Problem statement: Out of the lines below, please list those that hold the string "this".

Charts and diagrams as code
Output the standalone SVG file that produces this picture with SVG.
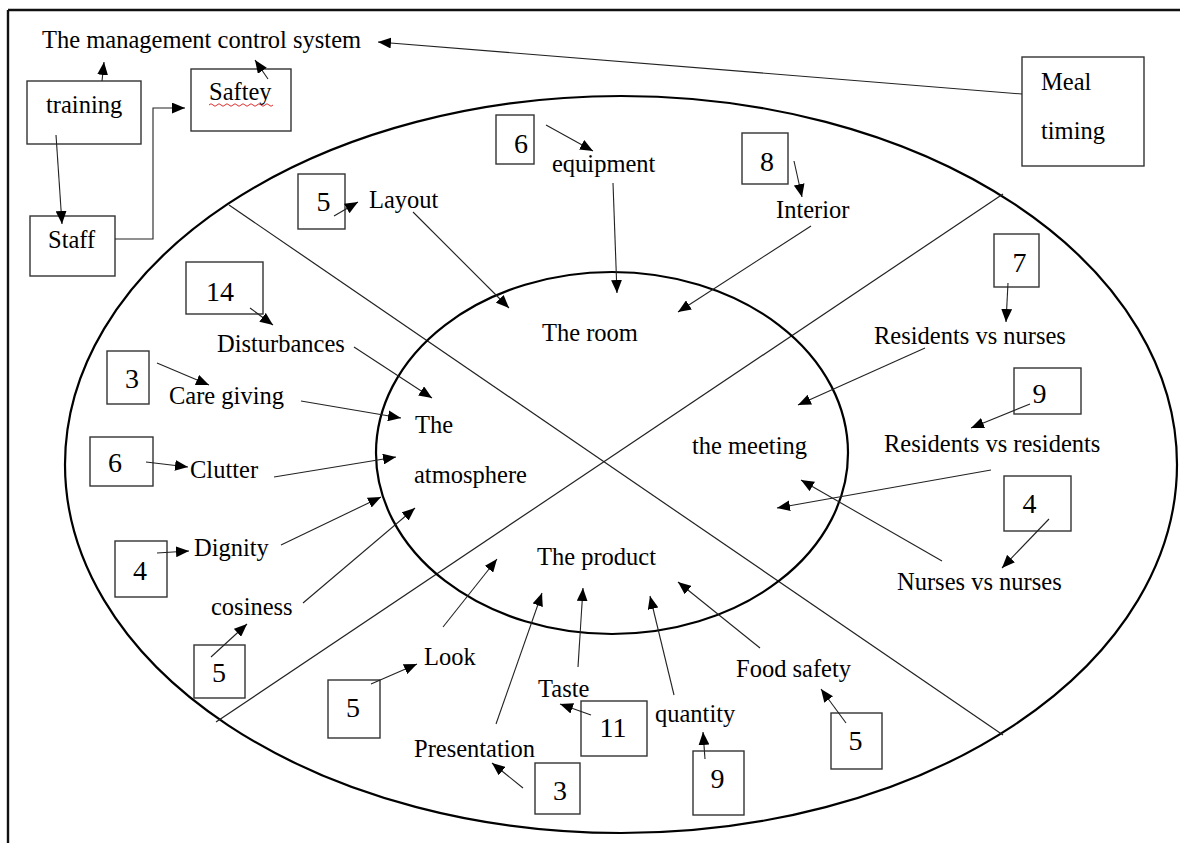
<svg xmlns="http://www.w3.org/2000/svg" width="1180" height="843" viewBox="0 0 1180 843">
  <style>
    text { font-family: "Liberation Serif", "Times New Roman", serif; fill: #000; }
    .lbl { font-size: 24.5px; }
    .num { font-size: 28px; text-anchor: middle; }
    .box { fill: #fff; stroke: #333; stroke-width: 1.4; }
    .conn { fill: none; stroke: #222; stroke-width: 1.1; }
    .arr { fill: none; stroke: #222; stroke-width: 1.1; marker-end: url(#ah); }
    .ring { fill: none; stroke: #000; stroke-width: 2.2; }
    .divider { fill: none; stroke: #222; stroke-width: 1.2; }
  </style>
  <defs>
    <marker id="ah" viewBox="0 0 12 10" refX="12" refY="5" markerWidth="13" markerHeight="11" markerUnits="userSpaceOnUse" orient="auto">
      <path d="M0,0 L12,5 L0,10 z" fill="#000"/>
    </marker>
  </defs>

  <rect width="1180" height="843" fill="#fff"/>

  <!-- page frame: top and left rules only -->
  <g id="frame" fill="none" stroke="#111" stroke-width="2.4">
    <line x1="8" y1="10" x2="1180" y2="10"/>
    <line x1="8" y1="10" x2="8" y2="843"/>
  </g>

  <!-- rings and quadrant dividers -->
  <g id="rings">
    <ellipse class="ring" cx="621" cy="464.5" rx="556" ry="368.5"/>
    <line class="divider" x1="229" y1="205" x2="1003" y2="735"/>
    <line class="divider" x1="1003" y1="194" x2="216" y2="722"/>
    <ellipse class="ring" cx="612" cy="453" rx="236" ry="181"/>
  </g>

  <!-- management nodes -->
  <g id="management">
    <text class="lbl" x="42" y="48">The management control system</text>
  </g>
  <g id="training">
    <rect class="box" x="27" y="81" width="114" height="63"/>
    <text class="lbl" x="46" y="113">training</text>
  </g>
  <g id="safety">
    <rect class="box" x="191" y="69" width="100" height="62"/>
    <text class="lbl" x="209" y="100">Saftey</text>
    <path d="M209,105 q2,-2.5 4,0 t4,0 t4,0 t4,0 t4,0 t4,0 t4,0 t4,0 t4,0 t4,0 t4,0 t4,0 t4,0 t4,0 t4,0 t4,0" fill="none" stroke="#e03030" stroke-width="1"/>
  </g>
  <g id="staff">
    <rect class="box" x="30" y="216" width="85" height="60"/>
    <text class="lbl" x="48" y="248">Staff</text>
  </g>
  <g id="meal-timing">
    <rect class="box" x="1022" y="57" width="122" height="109"/>
    <text class="lbl" x="1041" y="90">Meal</text>
    <text class="lbl" x="1041" y="139">timing</text>
  </g>

  <!-- the room quadrant -->
  <g id="the-room">
    <text class="lbl" x="542" y="341">The room</text>
  </g>
  <g id="layout">
    <rect class="box" x="298" y="174" width="47" height="55"/>
    <text class="num" x="323.5" y="211">5</text>
    <text class="lbl" x="369" y="208">Layout</text>
  </g>
  <g id="equipment">
    <rect class="box" x="496" y="115" width="38" height="49"/>
    <text class="num" x="521" y="153">6</text>
    <text class="lbl" x="552" y="172">equipment</text>
  </g>
  <g id="interior">
    <rect class="box" x="742" y="133" width="46" height="51"/>
    <text class="num" x="767" y="171">8</text>
    <text class="lbl" x="776" y="218">Interior</text>
  </g>

  <!-- the meeting quadrant -->
  <g id="the-meeting">
    <text class="lbl" x="692" y="454">the meeting</text>
  </g>
  <g id="residents-nurses">
    <rect class="box" x="994" y="234" width="45" height="53"/>
    <text class="num" x="1019.5" y="272">7</text>
    <text class="lbl" x="874" y="344">Residents vs nurses</text>
  </g>
  <g id="residents-residents">
    <rect class="box" x="1014" y="368" width="67" height="46"/>
    <text class="num" x="1039.5" y="403">9</text>
    <text class="lbl" x="884" y="452">Residents vs residents</text>
  </g>
  <g id="nurses-nurses">
    <rect class="box" x="1004" y="476" width="67" height="55"/>
    <text class="num" x="1029.5" y="513">4</text>
    <text class="lbl" x="897" y="590">Nurses vs nurses</text>
  </g>

  <!-- the atmosphere quadrant -->
  <g id="the-atmosphere">
    <text class="lbl" x="415" y="433">The</text>
    <text class="lbl" x="414" y="483">atmosphere</text>
  </g>
  <g id="disturbances">
    <rect class="box" x="186" y="262" width="77" height="52"/>
    <text class="num" x="220" y="301">14</text>
    <text class="lbl" x="217" y="352">Disturbances</text>
  </g>
  <g id="care-giving">
    <rect class="box" x="107" y="351" width="42" height="53"/>
    <text class="num" x="132" y="388">3</text>
    <text class="lbl" x="169" y="404">Care giving</text>
  </g>
  <g id="clutter">
    <rect class="box" x="90" y="437" width="63" height="49"/>
    <text class="num" x="115" y="472">6</text>
    <text class="lbl" x="190" y="478">Clutter</text>
  </g>
  <g id="dignity">
    <rect class="box" x="115" y="541" width="52" height="56"/>
    <text class="num" x="140" y="580">4</text>
    <text class="lbl" x="194" y="556">Dignity</text>
  </g>
  <g id="cosiness">
    <rect class="box" x="194" y="645" width="51" height="53"/>
    <text class="num" x="219" y="682">5</text>
    <text class="lbl" x="211" y="615">cosiness</text>
  </g>

  <!-- the product quadrant -->
  <g id="the-product">
    <text class="lbl" x="537" y="565">The product</text>
  </g>
  <g id="look">
    <rect class="box" x="328" y="680" width="52" height="58"/>
    <text class="num" x="353" y="717">5</text>
    <text class="lbl" x="424" y="665">Look</text>
  </g>
  <g id="presentation">
    <rect class="box" x="535" y="763" width="45" height="51"/>
    <text class="num" x="560" y="800">3</text>
    <text class="lbl" x="414" y="757">Presentation</text>
  </g>
  <g id="taste">
    <rect class="box" x="581" y="701" width="66" height="55"/>
    <text class="num" x="613" y="737">11</text>
    <text class="lbl" x="538" y="697">Taste</text>
  </g>
  <g id="quantity">
    <rect class="box" x="693" y="751" width="51" height="64"/>
    <text class="num" x="717.5" y="788">9</text>
    <text class="lbl" x="655" y="722">quantity</text>
  </g>
  <g id="food-safety">
    <rect class="box" x="831" y="713" width="51" height="56"/>
    <text class="num" x="855.5" y="750">5</text>
    <text class="lbl" x="736" y="677">Food safety</text>
  </g>

  <!-- connectors -->
  <g id="connectors">
    <line class="arr" x1="102" y1="81" x2="104" y2="62"/>
    <line class="arr" x1="268" y1="79" x2="255" y2="60"/>
    <line class="arr" x1="56" y1="135" x2="62" y2="224"/>
    <polyline class="arr" points="115,239 153,239 153,108 185,108"/>
    <line class="arr" x1="1022" y1="94" x2="378" y2="42"/>

    <line class="arr" x1="334" y1="216" x2="358" y2="202"/>
    <line class="arr" x1="413" y1="212" x2="509" y2="308"/>
    <line class="arr" x1="546" y1="125" x2="593" y2="151"/>
    <line class="arr" x1="613" y1="183" x2="617" y2="293"/>
    <line class="arr" x1="794" y1="161" x2="802" y2="197"/>
    <line class="arr" x1="811" y1="226" x2="678" y2="312"/>

    <line class="arr" x1="1008" y1="283" x2="1006" y2="322"/>
    <line class="arr" x1="925" y1="348" x2="798" y2="405"/>
    <line class="arr" x1="1030" y1="404" x2="971" y2="428"/>
    <line class="arr" x1="991" y1="470" x2="777" y2="508"/>
    <line class="arr" x1="1049" y1="519" x2="1002" y2="568"/>
    <line class="arr" x1="942" y1="561" x2="801" y2="480"/>

    <line class="arr" x1="250" y1="308" x2="273" y2="325"/>
    <line class="arr" x1="354" y1="347" x2="432" y2="398"/>
    <line class="arr" x1="157" y1="363" x2="209" y2="385"/>
    <line class="arr" x1="301" y1="401" x2="401" y2="418"/>
    <line class="arr" x1="146" y1="462" x2="188" y2="467"/>
    <line class="arr" x1="274" y1="477" x2="396" y2="457"/>
    <line class="arr" x1="157" y1="553" x2="189" y2="551"/>
    <line class="arr" x1="281" y1="545" x2="381" y2="497"/>
    <line class="arr" x1="211" y1="657" x2="247" y2="624"/>
    <line class="arr" x1="303" y1="603" x2="415" y2="508"/>

    <line class="arr" x1="371" y1="684" x2="417" y2="664"/>
    <line class="arr" x1="443" y1="627" x2="497" y2="559"/>
    <line class="arr" x1="496" y1="724" x2="542" y2="593"/>
    <line class="arr" x1="523" y1="788" x2="492" y2="763"/>
    <line class="arr" x1="578" y1="667" x2="583" y2="588"/>
    <line class="arr" x1="591" y1="715" x2="560" y2="704"/>
    <line class="arr" x1="674" y1="695" x2="650" y2="596"/>
    <line class="arr" x1="705" y1="759" x2="703" y2="732"/>
    <line class="arr" x1="760" y1="648" x2="678" y2="582"/>
    <line class="arr" x1="846" y1="723" x2="821" y2="689"/>
  </g>
</svg>
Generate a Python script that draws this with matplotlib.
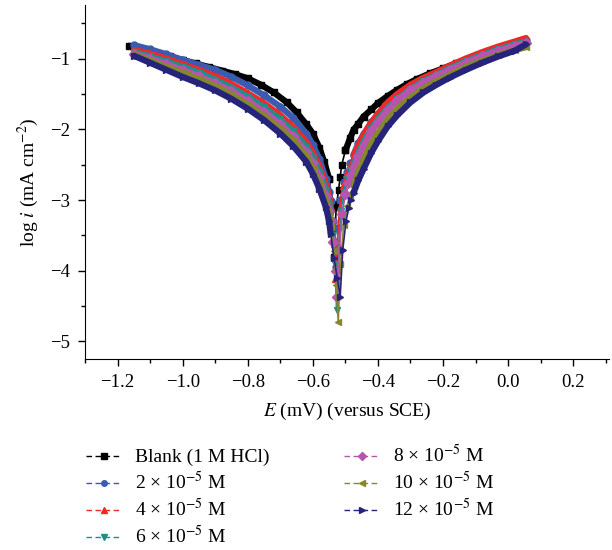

The response:
Output the standalone SVG file that produces this picture with SVG.
Generate a Python script that draws this with matplotlib.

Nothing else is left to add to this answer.